======== Data segment ========

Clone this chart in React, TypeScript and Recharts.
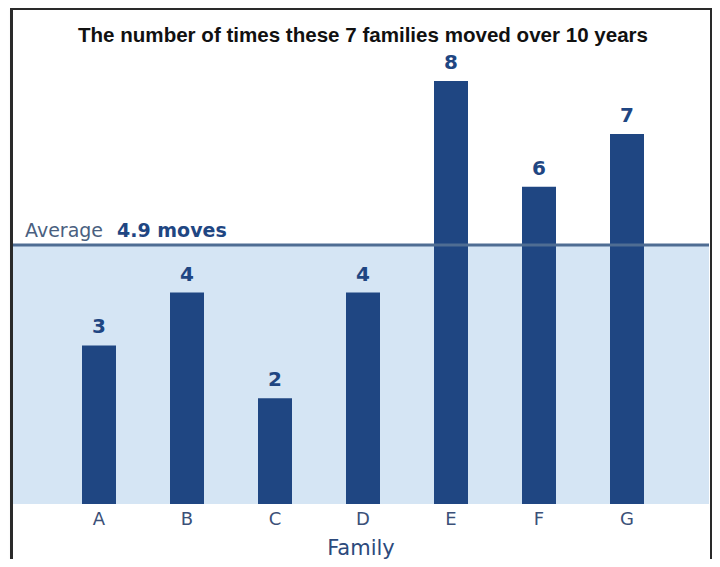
import React from 'react';
import { BarChart, Bar, XAxis, YAxis, ReferenceArea, ReferenceLine, LabelList } from 'recharts';

const families = ['A', 'B', 'C', 'D', 'E', 'F', 'G'];
const moves = [3, 4, 2, 4, 8, 6, 7];
const averageMoves = 4.9;
const yDomain = [0, 8];

const data = families.map((family, i) => ({ family, moves: moves[i] }));

const NAVY = '#1f4682';
const SHADE = '#d5e5f4';
const AVG_LINE = '#4f6d93';
const FONT = '"DejaVu Sans", sans-serif';

// plot area edges (inside the frame)
const PLOT_LEFT = 13;
const PLOT_RIGHT = 709;

// shaded band runs across the whole plot, not just the padded band range
const ShadeRect = (props: any) => {
  const { y, height } = props;
  return <rect x={PLOT_LEFT} y={y} width={PLOT_RIGHT - PLOT_LEFT} height={height} fill={SHADE} />;
};

const AverageLabel = (props: any) => {
  const { viewBox } = props;
  if (!viewBox) return null;
  return (
    <text x={viewBox.x + 12} y={viewBox.y - 8} fontFamily={FONT} fontSize={19} textAnchor="start">
      <tspan fill="#4a5f80">Average</tspan>
      <tspan dx={14} fill={NAVY} fontWeight="bold">{`${averageMoves} moves`}</tspan>
    </text>
  );
};

const App: React.FC = () => {
  return (
    <div style={{ position: 'relative', width: 720, height: 567, margin: -8, background: '#fff', overflow: 'hidden' }}>
      <div
        style={{
          position: 'absolute',
          left: 10,
          top: 7,
          width: 697,
          height: 560,
          border: '3px solid #2a2a2a',
          borderBottom: '2px solid #c8c8c8',
          boxShadow: '4px 2px 5px rgba(0,0,0,0.35)',
          background: '#fff',
        }}
      />
      <svg width={720} height={60} style={{ position: 'absolute', left: 0, top: 0 }}>
        <text
          x={363}
          y={42}
          textAnchor="middle"
          fontFamily='"Liberation Sans", Arial, sans-serif'
          fontWeight="bold"
          fontSize={21}
          textLength={570}
          lengthAdjust="spacingAndGlyphs"
          fill="#111"
        >
          The number of times these 7 families moved over 10 years
        </text>
      </svg>
      <div style={{ position: 'absolute', left: 0, top: 0 }}>
        <BarChart width={720} height={567} data={data} margin={{ top: 81, right: 720 - PLOT_RIGHT, bottom: 0, left: PLOT_LEFT }}>
          <ReferenceArea y1={0} y2={averageMoves} shape={<ShadeRect />} ifOverflow="visible" />
          <XAxis
            dataKey="family"
            height={63}
            axisLine={false}
            tickLine={false}
            padding={{ left: 42, right: 38 }}
            tick={{ fill: '#3b5078', fontSize: 18, fontFamily: FONT }}
            label={{ value: 'Family', position: 'insideBottom', offset: 12, fill: '#2c4a7c', fontSize: 21, fontFamily: FONT }}
          />
          <YAxis hide domain={yDomain} />
          <Bar dataKey="moves" fill={NAVY} barSize={34} isAnimationActive={false}>
            <LabelList dataKey="moves" position="top" offset={12} fill={NAVY} fontSize={20} fontWeight="bold" fontFamily={FONT} />
          </Bar>
          <ReferenceLine y={averageMoves} stroke={AVG_LINE} strokeWidth={3} label={<AverageLabel />} />
        </BarChart>
      </div>
    </div>
  );
};

export default App;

========

**Aim:**
Write out again exactly the lines from the start of the data above through the line containing "const yDomain = [0, 8];", inclusive, excluding any pictures.

**The output:**
Clone this chart in React, TypeScript and Recharts.
import React from 'react';
import { BarChart, Bar, XAxis, YAxis, ReferenceArea, ReferenceLine, LabelList } from 'recharts';

const families = ['A', 'B', 'C', 'D', 'E', 'F', 'G'];
const moves = [3, 4, 2, 4, 8, 6, 7];
const averageMoves = 4.9;
const yDomain = [0, 8];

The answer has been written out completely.